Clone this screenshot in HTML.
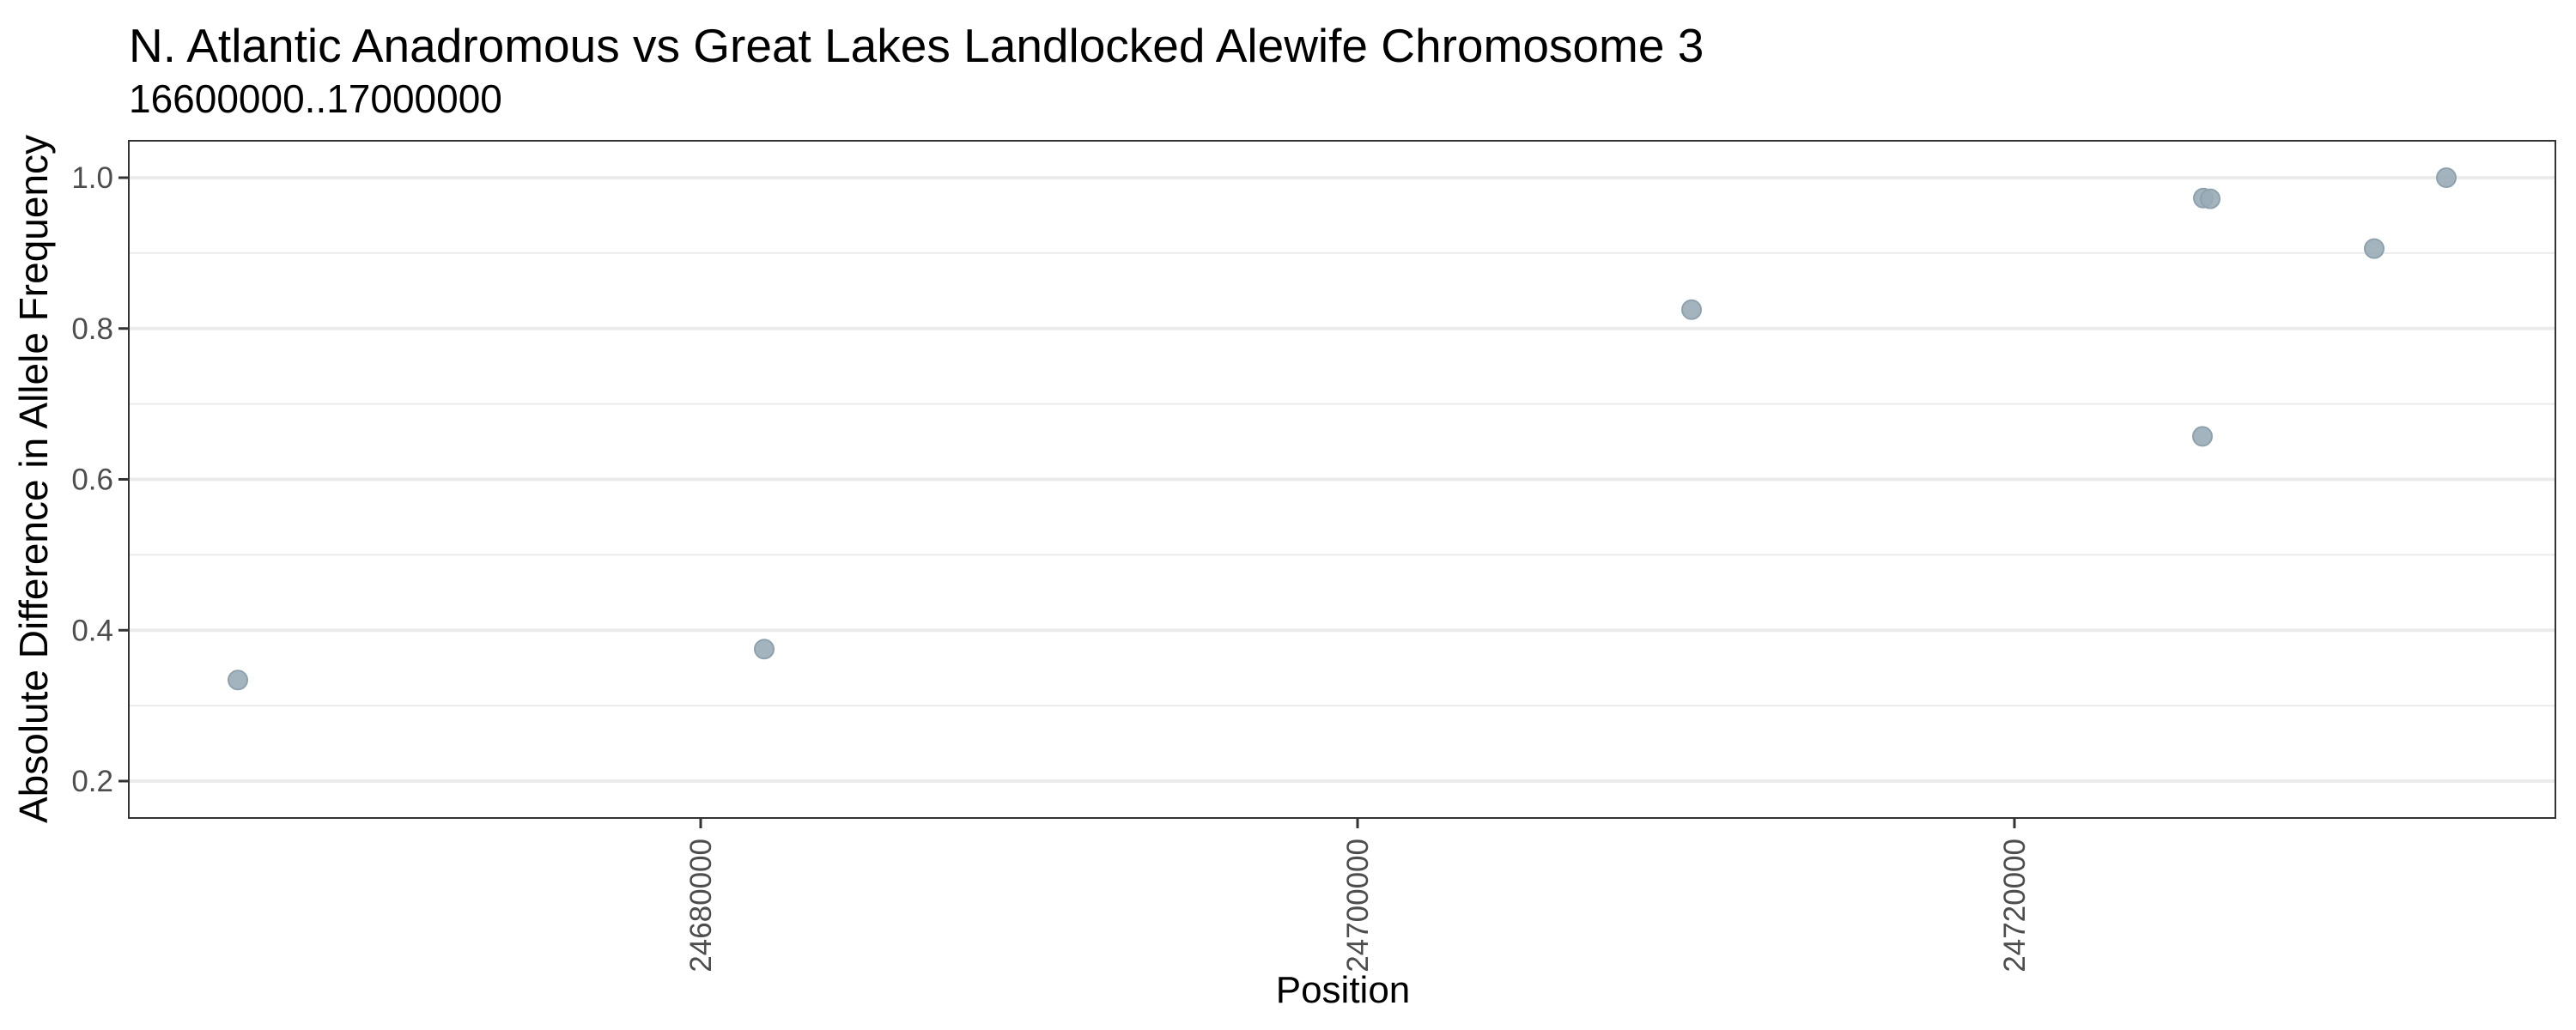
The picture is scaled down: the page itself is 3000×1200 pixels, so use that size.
<!DOCTYPE html>
<html><head><meta charset="utf-8"><style>
html,body{margin:0;padding:0;background:#fff;}
svg{display:block;}
text{font-family:"Liberation Sans",Arial,sans-serif;}
</style></head><body>
<svg id="chart" width="3000" height="1200" viewBox="0 0 3000 1200" xmlns="http://www.w3.org/2000/svg">
<rect width="3000" height="1200" fill="#fff"/>
<text x="150" y="72" font-size="55" fill="#000">N. Atlantic Anadromous vs Great Lakes Landlocked Alewife Chromosome 3</text>
<text x="150" y="131" font-size="46" fill="#000">16600000..17000000</text>
<g id="grid"></g>
<g id="points"></g>
<rect x="150" y="164" width="2826" height="789" fill="none" stroke="#333" stroke-width="2"/>
<g id="axes"></g>
<text x="1564" y="1168" font-size="44" text-anchor="middle" fill="#000">Position</text>
<text transform="translate(55,558) rotate(-90)" font-size="46" text-anchor="middle" fill="#000">Absolute Difference in Allele Frequency</text>
</svg>
<script>
const positions = [24665909, 24681935, 24710170, 24725752, 24725961, 24725725, 24730954, 24733150];
const diffs = [0.334, 0.375, 0.825, 0.973, 0.972, 0.657, 0.906, 1.0];
const xTicks = [24680000, 24700000, 24720000];
const xTickLabels = ["24680000", "24700000", "24720000"];
const yTicks = [0.2, 0.4, 0.6, 0.8, 1.0];
const yTickLabels = ["0.2", "0.4", "0.6", "0.8", "1.0"];
const yMinor = [0.3, 0.5, 0.7, 0.9];

const NS = "http://www.w3.org/2000/svg";
const PL = 150, PR = 2976, PT = 164, PB = 953;
const xRef = 24680000, xRefPx = 816, pxPer = 765 / 20000;
function xScale(v){ return xRefPx + (v - xRef) * pxPer; }
function yScale(v){ return 207 + (1.0 - v) * 878.75; }
function mk(tag, attrs, parent){
  const el = document.createElementNS(NS, tag);
  for (const k in attrs) el.setAttribute(k, attrs[k]);
  parent.appendChild(el);
  return el;
}
const grid = document.getElementById('grid');
const axes = document.getElementById('axes');
const pts = document.getElementById('points');
yMinor.forEach(v => {
  const l = mk('line', {x1:PL, x2:PR, y1:yScale(v), y2:yScale(v), stroke:'#ebebeb', 'stroke-width':2}, grid);
  
  
});
yTicks.forEach((v, i) => {
  const y = yScale(v);
  const l = mk('line', {x1:PL, x2:PR, y1:y, y2:y, stroke:'#ebebeb', 'stroke-width':4}, grid);
  
  
  const t = mk('line', {x1:PL-12, x2:PL, y1:y, y2:y, stroke:'#333', 'stroke-width':3}, axes);
  
  
  const tx = mk('text', {x:PL-18, y:y+12, 'font-size':35, 'text-anchor':'end', fill:'#4d4d4d'}, axes);
  tx.textContent = yTickLabels[i];
  
  
});
xTicks.forEach((v, i) => {
  const x = xScale(v);
  const t = mk('line', {x1:x, x2:x, y1:PB, y2:PB+12, stroke:'#333', 'stroke-width':3}, axes);
  
  
  const tx = mk('text', {transform:'translate(' + (x+12) + ',' + (PB+24) + ') rotate(-90)', 'font-size':35, 'text-anchor':'end', fill:'#4d4d4d'}, axes);
  tx.textContent = xTickLabels[i];
  
  
});
positions.forEach((p, i) => {
  const c = mk('circle', {cx:xScale(p), cy:yScale(diffs[i]), r:11, fill:'#9aacb7', 'fill-opacity':0.9, stroke:'#8ea2ae', 'stroke-width':2}, pts);
  
  
});
</script>
</body></html>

•••••

### Stated problem
Repeat the material above word for word and skip every image in it.

### Complete output
Clone this screenshot in HTML.
The picture is scaled down: the page itself is 3000×1200 pixels, so use that size.
<!DOCTYPE html>
<html><head><meta charset="utf-8"><style>
html,body{margin:0;padding:0;background:#fff;}
svg{display:block;}
text{font-family:"Liberation Sans",Arial,sans-serif;}
</style></head><body>
<svg id="chart" width="3000" height="1200" viewBox="0 0 3000 1200" xmlns="http://www.w3.org/2000/svg">
<rect width="3000" height="1200" fill="#fff"/>
<text x="150" y="72" font-size="55" fill="#000">N. Atlantic Anadromous vs Great Lakes Landlocked Alewife Chromosome 3</text>
<text x="150" y="131" font-size="46" fill="#000">16600000..17000000</text>
<g id="grid"></g>
<g id="points"></g>
<rect x="150" y="164" width="2826" height="789" fill="none" stroke="#333" stroke-width="2"/>
<g id="axes"></g>
<text x="1564" y="1168" font-size="44" text-anchor="middle" fill="#000">Position</text>
<text transform="translate(55,558) rotate(-90)" font-size="46" text-anchor="middle" fill="#000">Absolute Difference in Allele Frequency</text>
</svg>
<script>
const positions = [24665909, 24681935, 24710170, 24725752, 24725961, 24725725, 24730954, 24733150];
const diffs = [0.334, 0.375, 0.825, 0.973, 0.972, 0.657, 0.906, 1.0];
const xTicks = [24680000, 24700000, 24720000];
const xTickLabels = ["24680000", "24700000", "24720000"];
const yTicks = [0.2, 0.4, 0.6, 0.8, 1.0];
const yTickLabels = ["0.2", "0.4", "0.6", "0.8", "1.0"];
const yMinor = [0.3, 0.5, 0.7, 0.9];

const NS = "http://www.w3.org/2000/svg";
const PL = 150, PR = 2976, PT = 164, PB = 953;
const xRef = 24680000, xRefPx = 816, pxPer = 765 / 20000;
function xScale(v){ return xRefPx + (v - xRef) * pxPer; }
function yScale(v){ return 207 + (1.0 - v) * 878.75; }
function mk(tag, attrs, parent){
  const el = document.createElementNS(NS, tag);
  for (const k in attrs) el.setAttribute(k, attrs[k]);
  parent.appendChild(el);
  return el;
}
const grid = document.getElementById('grid');
const axes = document.getElementById('axes');
const pts = document.getElementById('points');
yMinor.forEach(v => {
  const l = mk('line', {x1:PL, x2:PR, y1:yScale(v), y2:yScale(v), stroke:'#ebebeb', 'stroke-width':2}, grid);
  
  
});
yTicks.forEach((v, i) => {
  const y = yScale(v);
  const l = mk('line', {x1:PL, x2:PR, y1:y, y2:y, stroke:'#ebebeb', 'stroke-width':4}, grid);
  
  
  const t = mk('line', {x1:PL-12, x2:PL, y1:y, y2:y, stroke:'#333', 'stroke-width':3}, axes);
  
  
  const tx = mk('text', {x:PL-18, y:y+12, 'font-size':35, 'text-anchor':'end', fill:'#4d4d4d'}, axes);
  tx.textContent = yTickLabels[i];
  
  
});
xTicks.forEach((v, i) => {
  const x = xScale(v);
  const t = mk('line', {x1:x, x2:x, y1:PB, y2:PB+12, stroke:'#333', 'stroke-width':3}, axes);
  
  
  const tx = mk('text', {transform:'translate(' + (x+12) + ',' + (PB+24) + ') rotate(-90)', 'font-size':35, 'text-anchor':'end', fill:'#4d4d4d'}, axes);
  tx.textContent = xTickLabels[i];
  
  
});
positions.forEach((p, i) => {
  const c = mk('circle', {cx:xScale(p), cy:yScale(diffs[i]), r:11, fill:'#9aacb7', 'fill-opacity':0.9, stroke:'#8ea2ae', 'stroke-width':2}, pts);
  
  
});
</script>
</body></html>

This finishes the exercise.